Il mercato e lo Stato
L’affermarsi di una fiducia quasi religiosa nel ruolo del mercato interpretato come concorrenza nelle sue forme estreme si è accompagnato al contemporaneo sbiadirsi, se non a una vera e propria condanna, del ruolo dello Stato, alla cui presenza, ritenuta eccessiva, sono state attribuite inefficienza e incapacità di innovazione e di crescita. Le considerazioni svolte in queste pagine conducono invece a una ponderata riconsiderazione in una luce diversa del ruolo svolto dal mercato e, allo stesso tempo, a una seria rivalutazione del ruolo dello Stato, intendendo per quest’ultimo un’istituzione capace di effettuare dall’esterno gli interventi necessari al coordinamento e, di conseguenza, al successo del processo di innovazione.
Le economie avanzate necessitano certo di regole volte alla minimizzazione degli abusi resi possibili da posizioni di potere di mercato, ma hanno bisogno soprattutto di interventi di tipo monetario, fiscale e di qualsiasi altro tipo di intervento che renda possibile il controllo delle fluttuazioni cicliche, dei problemi di inflazione e di occupazione, e, più in generale, di ogni tipo di squilibrio associato ai processi di trasformazione dell’economia.
Una volta dati obiettivi generalmente accettati quali la crescita, l’innovazione, l’occupazione, il benessere sociale, si pone il problema di come realizzarli in concreto. Questo, si è più volte sottolineato, implica non solo prendere determinate decisioni da parte dei soggetti economici interessati – le scelte supposte ‘giuste’ stimolate da istituzioni ‘adeguate’ – ma avere la capacità di tradurle in concreto. Le decisioni prese dipendono in genere dalle aspettative esistenti, dati i vincoli di risorse. Quanto più solide e affidabili sono queste aspettative, tanto maggiore è la probabilità che gli agenti interessati si dedichino effettivamente al perseguimento degli obiettivi prefissati. La presenza di qualcuno che abbia il potere e la capacità di indicare la via da seguire e sia in grado di garantire che questa verrà effettivamente seguita è essenziale per lo stabilirsi di aspettative affidabili, e quindi per la creazione di un ambiente favorevole non solo a prendere decisioni innovative e quindi rischiose, ma a porre in atto comportamenti idonei alla loro realizzazione. In questo senso il ruolo dello Stato appare essenziale. Negli anni più recenti i passi decisi e immediati effettuati dalla Federal reserve degli Stati Uniti (in particolare, la sequenza di riduzioni del tasso di interesse) e dal governo federale (riduzione di tasse, programmi di spesa pubblica, deprezzamento del dollaro ecc.) sono l’esempio maggiormente evidente della presenza dello Stato per quanto riguarda il potere e la capacità di creare un ambiente favorevole all’innovazione, alla crescita e all’occupazione.

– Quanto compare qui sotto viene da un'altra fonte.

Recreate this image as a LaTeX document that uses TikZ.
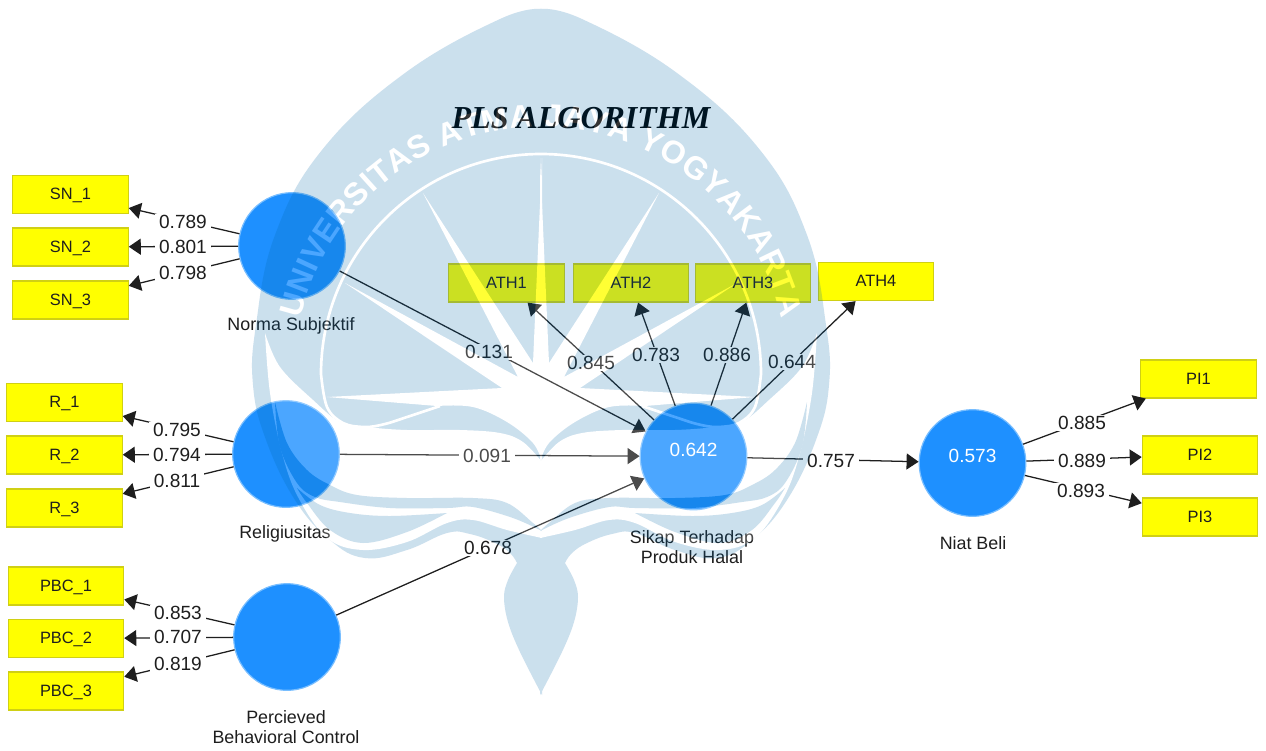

La stabilità dei prezzi, la flessibilità di mercato, l’equilibrio di bilancio di per sé non sono in grado di far sì che le imprese, e più in generale gli agenti economici, si impegnino effettivamente in un rischioso processo di trasformazione strutturale quale richiesto da una reviviscenza della crescita. Ciò di cui questi hanno bisogno è la convinzione di essere effettivamente e fortemente sostenuti e aiutati a condurre a termine tale processo. Stabilità ed equilibrio appaiono pertanto più propriamente risultati che non prerequisiti di un simile processo. Una delle spiegazioni dell’insoddisfacente comportamento delle economie europee in confronto a quella statunitense è proprio il fatto di aver considerato le condizioni menzionate come l’obiettivo da perseguire, piuttosto che porsi il problema del perché non si è riusciti a realizzarle, in tal modo equivocando quanto verificatosi negli Stati Uniti. Il vero limite che l’Europa ha incontrato, e che è la ragione principale della stagnazione della sua crescita, è il non essere stata in grado, per l’assenza di un’autorità capace di inviare forti segnali assolutamente necessari, di condurre una politica economica tale da stimolare prima e garantire poi il successo di un consistente processo di innovazione, non il permanere di strutture e di regimi di mercato ritenuti in astratto non adeguati.
Questo ruolo dello Stato non è divisibile. Nessuna particolare istituzione è in grado di disporre dell’informazione e della capacità di coinvolgimento necessarie per coordinare e quindi rendere fattibile tale processo. Un mercato efficiente, nel senso di un mercato in grado di fungere da meccanismo di coordinamento del cambiamento economico, ha bisogno di un forte Stato. Stato e mercato non sono contrapposti l’uno all’altro: più mercato può voler dire più Stato.